Recorded information:
--- begin ---

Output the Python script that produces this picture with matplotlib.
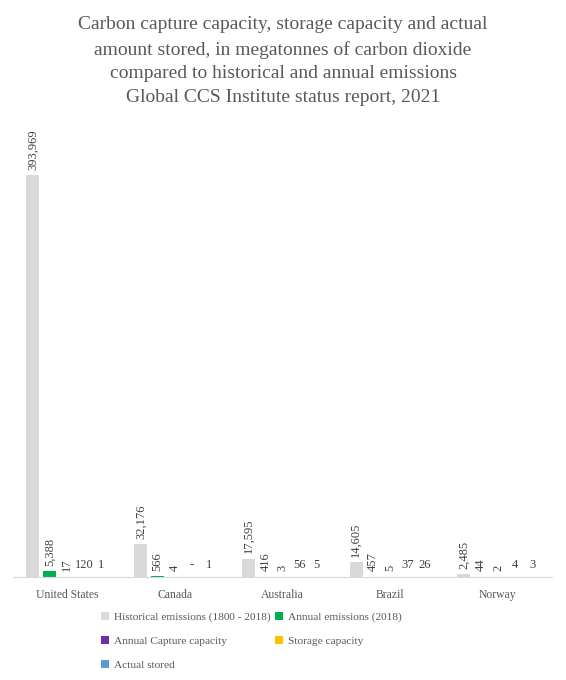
import numpy as np
import matplotlib
matplotlib.use("Agg")
from matplotlib import pyplot as plt

plt.rcParams['font.family'] = ['Liberation Serif', 'DejaVu Serif']

countries = ["United States", "Canada", "Australia", "Brazil", "Norway"]
historical = [393969, 32176, 17595, 14605, 2485]
annual = [5388, 566, 416, 457, 44]
capture = [17, 4, 3, 5, 2]
storage = [120, 0, 56, 37, 4]
stored = [1, 1, 5, 26, 3]

series = [
    ("Historical emissions (1800 - 2018)", historical, "#d9d9d9", 90),
    ("Annual emissions (2018)", annual, "#00b050", 90),
    ("Annual Capture capacity", capture, "#7030a0", 90),
    ("Storage capacity", storage, "#ffc000", 0),
    ("Actual stored", stored, "#5b9bd5", 0),
]

text_col = "#595959"

fig = plt.figure(figsize=(5.66, 6.8), dpi=100)
ax = fig.add_axes([0.023, 0.1515, 0.952, 0.675])

x = np.arange(len(countries))
step = 0.158
width = 0.12
handles = []
for j, (name, vals, col, rot) in enumerate(series):
    pos = x + (j - 2) * step
    bars = ax.bar(pos, vals, width, color=col, label=name)
    handles.append(bars)
    for p, v in zip(pos, vals):
        lab = "-" if v == 0 else f"{v:,}"
        ax.annotate(lab, (p, v), xytext=(0, 4), textcoords="offset points",
                    ha="center", va="bottom", rotation=rot,
                    fontsize=9, color="#404040")

ax.set_xlim(-0.5, len(countries) - 0.5)
ax.set_ylim(0, 450000)
ax.set_xticks(x)
ax.set_xticklabels(countries, fontsize=8.4, color=text_col)
ax.tick_params(axis="x", length=0, pad=9)
ax.set_yticks([])
for s in ["top", "right", "left"]:
    ax.spines[s].set_visible(False)
ax.spines["bottom"].set_color("#d9d9d9")

fig.text(0.5, 0.976,
         "Carbon capture capacity, storage capacity and actual\n"
         "amount stored, in megatonnes of carbon dioxide\n"
         "compared to historical and annual emissions\n"
         "Global CCS Institute status report, 2021",
         ha="center", va="top", fontsize=14, color=text_col, linespacing=1.53)

order = [0, 2, 4, 1, 3]
leg = fig.legend([handles[i] for i in order], [series[i][0] for i in order],
                 ncol=2, loc="upper left", bbox_to_anchor=(0.161, 0.1147),
                 frameon=False, fontsize=8.2, handlelength=0.7, handleheight=0.7,
                 handletextpad=0.4, columnspacing=0.4, labelspacing=1.2,
                 labelcolor=text_col)

fig.savefig("out.png", dpi=100)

--- end ---

Print the full listing exactly, dropping the pictures.

Output the Python script that produces this picture with matplotlib.
import numpy as np
import matplotlib
matplotlib.use("Agg")
from matplotlib import pyplot as plt

plt.rcParams['font.family'] = ['Liberation Serif', 'DejaVu Serif']

countries = ["United States", "Canada", "Australia", "Brazil", "Norway"]
historical = [393969, 32176, 17595, 14605, 2485]
annual = [5388, 566, 416, 457, 44]
capture = [17, 4, 3, 5, 2]
storage = [120, 0, 56, 37, 4]
stored = [1, 1, 5, 26, 3]

series = [
    ("Historical emissions (1800 - 2018)", historical, "#d9d9d9", 90),
    ("Annual emissions (2018)", annual, "#00b050", 90),
    ("Annual Capture capacity", capture, "#7030a0", 90),
    ("Storage capacity", storage, "#ffc000", 0),
    ("Actual stored", stored, "#5b9bd5", 0),
]

text_col = "#595959"

fig = plt.figure(figsize=(5.66, 6.8), dpi=100)
ax = fig.add_axes([0.023, 0.1515, 0.952, 0.675])

x = np.arange(len(countries))
step = 0.158
width = 0.12
handles = []
for j, (name, vals, col, rot) in enumerate(series):
    pos = x + (j - 2) * step
    bars = ax.bar(pos, vals, width, color=col, label=name)
    handles.append(bars)
    for p, v in zip(pos, vals):
        lab = "-" if v == 0 else f"{v:,}"
        ax.annotate(lab, (p, v), xytext=(0, 4), textcoords="offset points",
                    ha="center", va="bottom", rotation=rot,
                    fontsize=9, color="#404040")

ax.set_xlim(-0.5, len(countries) - 0.5)
ax.set_ylim(0, 450000)
ax.set_xticks(x)
ax.set_xticklabels(countries, fontsize=8.4, color=text_col)
ax.tick_params(axis="x", length=0, pad=9)
ax.set_yticks([])
for s in ["top", "right", "left"]:
    ax.spines[s].set_visible(False)
ax.spines["bottom"].set_color("#d9d9d9")

fig.text(0.5, 0.976,
         "Carbon capture capacity, storage capacity and actual\n"
         "amount stored, in megatonnes of carbon dioxide\n"
         "compared to historical and annual emissions\n"
         "Global CCS Institute status report, 2021",
         ha="center", va="top", fontsize=14, color=text_col, linespacing=1.53)

order = [0, 2, 4, 1, 3]
leg = fig.legend([handles[i] for i in order], [series[i][0] for i in order],
                 ncol=2, loc="upper left", bbox_to_anchor=(0.161, 0.1147),
                 frameon=False, fontsize=8.2, handlelength=0.7, handleheight=0.7,
                 handletextpad=0.4, columnspacing=0.4, labelspacing=1.2,
                 labelcolor=text_col)

fig.savefig("out.png", dpi=100)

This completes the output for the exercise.